After South America, Paul returned to the UK to perform in Scotland and Liverpool, the latter show staged in the disused King’s Dock as a fundraiser for LIPA. Backstage, Paul was reunited with several old boys from the Inny, including Ian James who’d helped teach him how to play guitar when they were teenagers. When Paul became a star, Ian didn’t get in touch ‘because I didn’t feel it was right somehow, like taking advantage’. He hadn’t seen his mate for 30-odd years when Paul and Linda walked into the marquee. ‘It was like the King and Queen’s arrived,’ he recalls. Emphasising this quasi-regal feel, which became increasingly pronounced over the next few years, guests were invited up one at a time to be received by McCartney. Ian hung back, falling into conversation with Paul’s brother Mike. Then Paul saw Ian and all formality was forgotten: ‘as soon as he saw me he came over. We just hugged.’ Three decades had passed, the schoolboys had become middle-aged men, but their friendship was somehow unchanged. ‘So from that point onwards we’ve stayed in touch, and I’ve been to a few things like his office Christmas party … Linda would always invite the wife and me. She was a lovely woman.’ It is worth emphasising again the paradox that almost everybody who knew Linda liked her, talking of a warm, unpretentious, friendly person, yet her public image was of a pushy opportunist who’d cheated Jane Asher out of her destiny. Part of the problem was that Linda didn’t come across well with the press, journalists finding her gauche and abrasive. She appeared that way on stage, too.

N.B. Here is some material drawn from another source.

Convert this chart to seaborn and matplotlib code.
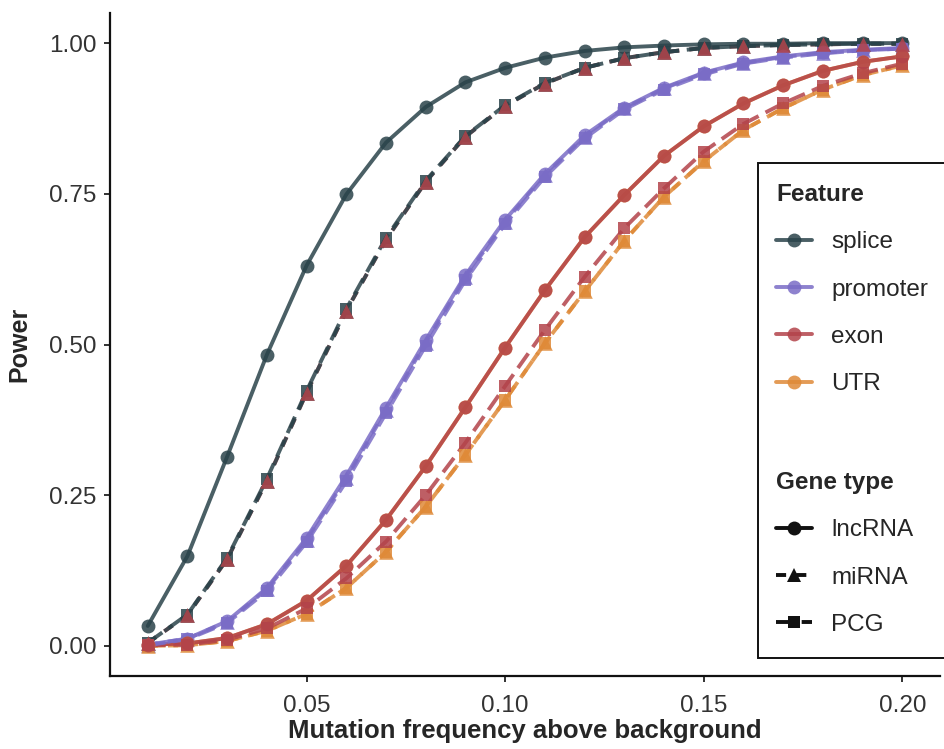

Two weeks after Ian James met the McCartneys backstage at the King’s Dock, Paul played a charity show at Knebworth, a country estate in Hertfordshire. The concert yielded a notorious tape of Linda singing backing vocals. As we have seen, it was never Linda’s desire to perform live with Paul; she did so to please him. As she became older, she felt less inclined to leave her home - where she was happy with the children and her animals - to perform, and she had to be cajoled into going on the road in 1989-91. She was particularly reluctant this time because Paul would be performing Beatles songs, which Linda had no part in creating, as opposed to her role in Wings. Comments Hamish Stuart:

I think she felt more at home back in the Wings incarnation because she was really a part of that thing. With this band it was a little broader in scope, because of the fact we were doing Beatles tunes and things like that and I think maybe she didn’t feel quite as comfortable. But everybody tried to make her feel comfortable, and Wix was very good at finding good [keyboard] parts for her that fit with what everybody else was doing … Sometimes she had it tough on the road when she wanted to be home.

Inevitably, Linda was criticised for touring with Paul, and it seems she was not held in universally high regard backstage. When they played the Knebworth Festival on 30 June 1990, a technician isolated Linda’s vocal and made a bootleg recording,
Linda McCartney Live at Knebworth
, that elicited hoots of laughter from almost everybody who heard it. Singing backing vocals to ‘Hey Jude’, Linda was heard droning the
na na na na-na-na nas
in the manner of somebody getting up in a pub on karaoke night. Band members defend Linda, saying anybody can sound rotten if you isolate them on stage, especially at an open-air gig like Knebworth, but the evidence is clear. Linda was a flat note in the band, slogging her way joylessly through these shows to keep Paul happy, and there was much more of this to come before she could go home to Sparky, Blankit and her other pets.